**Given material:**
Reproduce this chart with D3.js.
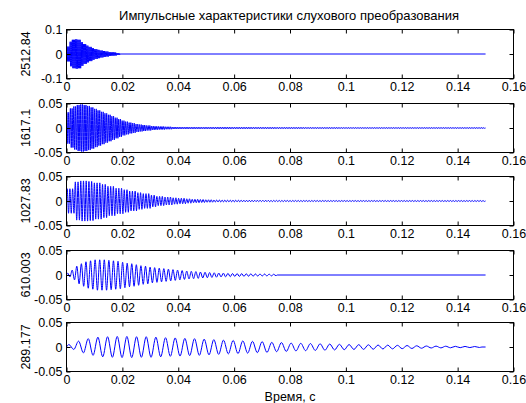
<!DOCTYPE html>
<html>
<head>
<meta charset="utf-8">
<script src="https://cdn.jsdelivr.net/npm/d3@7"></script>
<style>
  body { margin: 0; background: #fff; }
  svg text { font-family: "Liberation Sans", Arial, sans-serif; fill: #000; }
</style>
</head>
<body>
<svg id="chart" width="526" height="403"></svg>
<script>
// chart data
const title = "Импульсные характеристики слухового преобразования";
const xLabel = "Время, с";
const channelLabels = ["2512.84", "1617.1", "1027.83", "610.003", "289.177"];
const channelFreqs = [2512.84, 1617.1, 1027.83, 610.003, 289.177];
const xTicks = [0, 0.02, 0.04, 0.06, 0.08, 0.1, 0.12, 0.14, 0.16];
const yTicksBig = [-0.1, 0, 0.1];
const yTicksSmall = [-0.05, 0, 0.05];
const tEnd = 0.15;

// envelope peaks
// channel 1: one value per 1 ms
const env1 = [0.03, 0.05, 0.058, 0.06, 0.058, 0.048, 0.04, 0.034, 0.029, 0.024,
  0.02, 0.017, 0.014, 0.012, 0.01, 0.008, 0.007, 0.006, 0.004];
// channel 2: one value per 1.25 ms
const env2 = [0.032, 0.040, 0.044, 0.047, 0.048, 0.047, 0.045, 0.042, 0.039, 0.036,
  0.033, 0.030, 0.027, 0.024, 0.021, 0.018, 0.015, 0.013, 0.011, 0.010,
  0.008, 0.007, 0.006, 0.005, 0.004, 0.0035, 0.003, 0.003, 0.0025, 0.0025,
  0.002, 0.002, 0.0018, 0.0018, 0.0018, 0.0017, 0.0017, 0.0017, 0.0016, 0.0016,
  0.0016, 0.0016, 0.0015, 0.0015, 0.0015, 0.0015, 0.0015, 0.0014, 0.0014, 0.0014,
  0.0014, 0.0014, 0.0014, 0.0013, 0.0013, 0.0013, 0.0013, 0.0013, 0.0013, 0.0013,
  0.0012, 0.0012, 0.0012, 0.0012, 0.0012, 0.0012, 0.0012, 0.0012, 0.0011, 0.0011,
  0.0011, 0.0011, 0.0011, 0.0011, 0.0011, 0.0011, 0.0011, 0.0011, 0.001, 0.001,
  0.001, 0.001, 0.001, 0.001, 0.001, 0.001, 0.001, 0.001, 0.001, 0.001,
  0.001, 0.001, 0.001, 0.001, 0.001, 0.001, 0.001, 0.001, 0.001, 0.001,
  0.001, 0.001, 0.001, 0.001, 0.001, 0.001, 0.001, 0.001, 0.001, 0.001,
  0.001, 0.001, 0.001, 0.001, 0.001, 0.001, 0.001, 0.001, 0.001, 0.001];
// channel 3: one value per 2.5 ms
const env3 = [0.025, 0.039, 0.041, 0.040, 0.037, 0.034, 0.030, 0.026, 0.023, 0.020,
  0.017, 0.015, 0.012, 0.0095, 0.008, 0.0065, 0.0055, 0.0045, 0.0035, 0.003,
  0.0025, 0.002, 0.0018, 0.0017, 0.0016, 0.0015, 0.0015, 0.0014, 0.0014, 0.0013,
  0.0013, 0.0012, 0.0012, 0.0012, 0.0011, 0.0011, 0.0011, 0.001, 0.001, 0.001,
  0.001, 0.001, 0.001, 0.001, 0.001, 0.001, 0.001, 0.001, 0.001, 0.001,
  0.001, 0.001, 0.001, 0.001, 0.001, 0.001, 0.001, 0.001, 0.001, 0.001];
// channel 4: one value per cycle
const env4 = [0.004, 0.010, 0.018, 0.023, 0.027, 0.029, 0.031, 0.031, 0.031, 0.030,
  0.029, 0.028, 0.026, 0.024, 0.023, 0.021, 0.019, 0.018, 0.016, 0.015,
  0.014, 0.013, 0.012, 0.011, 0.010, 0.009, 0.008, 0.0075, 0.007, 0.006,
  0.0055, 0.005, 0.0045, 0.004, 0.0038, 0.0035, 0.003, 0.003, 0.0028, 0.0025,
  0.0025, 0.0022, 0.002, 0.002, 0.0018, 0.0015];
// channel 5: one value per cycle
const env5 = [0.005, 0.012, 0.017, 0.020, 0.021, 0.0215, 0.0215, 0.021, 0.021, 0.020,
  0.019, 0.0185, 0.0175, 0.017, 0.016, 0.015, 0.014, 0.0135, 0.0125, 0.0115,
  0.011, 0.0095, 0.009, 0.008, 0.0075, 0.007, 0.0065, 0.006, 0.0055, 0.005,
  0.0048, 0.0045, 0.004, 0.0038, 0.0034, 0.003, 0.0025, 0.002, 0.0018, 0.0016,
  0.0014, 0.0012, 0.001];
const envelopes = [env1, env2, env3, env4, env5];
const envSteps = [0.001, 0.00125, 0.0025, null, null]; // null = per cycle

// layout
const W = 526, H = 403;
const plotLeft = 66.5, plotRight = 513.5;
const panelTops = [29.5, 103.5, 176.5, 250.5, 322.5];
const panelH = 49;

const svg = d3.select("#chart");
svg.append("rect").attr("width", W).attr("height", H).attr("fill", "#fff");

const x = d3.scaleLinear().domain([0, 0.16]).range([plotLeft, plotRight]);

// peaks of each cycle -> points for the line
function wavePoints(f, env, step) {
  const pts = [[0, 0]];
  let k = 0;
  while (true) {
    const tc = (k + 0.5) / f;
    const idx = step ? Math.floor(tc / step) : k;
    if (idx >= env.length || (k + 1) / f > tEnd) break;
    const a = env[idx];
    pts.push([(k + 0.25) / f, a], [(k + 0.75) / f, -a]);
    k++;
  }
  pts.push([k / f, 0], [tEnd, 0]);
  return pts;
}

const fmt = d => String(d);

channelLabels.forEach((lab, i) => {
  const top = panelTops[i];
  const ticksY = i === 0 ? yTicksBig : yTicksSmall;
  const y = d3.scaleLinear()
    .domain([ticksY[0], ticksY[2]])
    .range([top + panelH, top]);

  const g = svg.append("g");

  // signal
  const line = d3.line()
    .x(d => x(d[0]))
    .y(d => y(d[1]))
    .curve(d3.curveMonotoneX);
  g.append("path")
    .datum(wavePoints(channelFreqs[i], envelopes[i], envSteps[i]))
    .attr("d", line)
    .attr("fill", "none")
    .attr("stroke", "#0000ff")
    .attr("stroke-width", 1);

  // axes with inward ticks
  const axB = g.append("g").attr("transform", `translate(0,${top + panelH})`)
    .call(d3.axisBottom(x).tickValues(xTicks).tickFormat(fmt)
      .tickSizeInner(-4).tickSizeOuter(0).tickPadding(4));
  const axT = g.append("g").attr("transform", `translate(0,${top})`)
    .call(d3.axisTop(x).tickValues(xTicks).tickFormat("")
      .tickSizeInner(-4).tickSizeOuter(0));
  const axL = g.append("g").attr("transform", `translate(${plotLeft},0)`)
    .call(d3.axisLeft(y).tickValues(ticksY).tickFormat(fmt)
      .tickSizeInner(-4).tickSizeOuter(0).tickPadding(4));
  const axR = g.append("g").attr("transform", `translate(${plotRight},0)`)
    .call(d3.axisRight(y).tickValues(ticksY).tickFormat("")
      .tickSizeInner(-4).tickSizeOuter(0));
  [axB, axT, axL, axR].forEach(a => {
    a.select(".domain").remove();
    a.selectAll("line").attr("stroke", "#000");
    a.selectAll("text").attr("font-size", 12.5).attr("fill", "#000")
      .style("font-family", '"Liberation Sans", Arial, sans-serif');
  });

  // box
  g.append("rect")
    .attr("x", plotLeft).attr("y", top)
    .attr("width", plotRight - plotLeft).attr("height", panelH)
    .attr("fill", "none").attr("stroke", "#000").attr("stroke-width", 1);

  // channel label
  g.append("text")
    .attr("transform", `translate(30,${top + panelH / 2}) rotate(-90)`)
    .attr("text-anchor", "middle")
    .attr("font-size", 12.5)
    .text(lab);
});

svg.append("text")
  .attr("x", 289).attr("y", 20)
  .attr("text-anchor", "middle").attr("font-size", 13)
  .text(title);

svg.append("text")
  .attr("x", (plotLeft + plotRight) / 2).attr("y", 401)
  .attr("text-anchor", "middle").attr("font-size", 12.5)
  .text(xLabel);
</script>
</body>
</html>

**Instructions for the task:**
Copy nothing but the lines from the top of the data down to the line containing "const tEnd = 0.15;", and leave the pictures out.

**Right answer:**
Reproduce this chart with D3.js.
<!DOCTYPE html>
<html>
<head>
<meta charset="utf-8">
<script src="https://cdn.jsdelivr.net/npm/d3@7"></script>
<style>
  body { margin: 0; background: #fff; }
  svg text { font-family: "Liberation Sans", Arial, sans-serif; fill: #000; }
</style>
</head>
<body>
<svg id="chart" width="526" height="403"></svg>
<script>
// chart data
const title = "Импульсные характеристики слухового преобразования";
const xLabel = "Время, с";
const channelLabels = ["2512.84", "1617.1", "1027.83", "610.003", "289.177"];
const channelFreqs = [2512.84, 1617.1, 1027.83, 610.003, 289.177];
const xTicks = [0, 0.02, 0.04, 0.06, 0.08, 0.1, 0.12, 0.14, 0.16];
const yTicksBig = [-0.1, 0, 0.1];
const yTicksSmall = [-0.05, 0, 0.05];
const tEnd = 0.15;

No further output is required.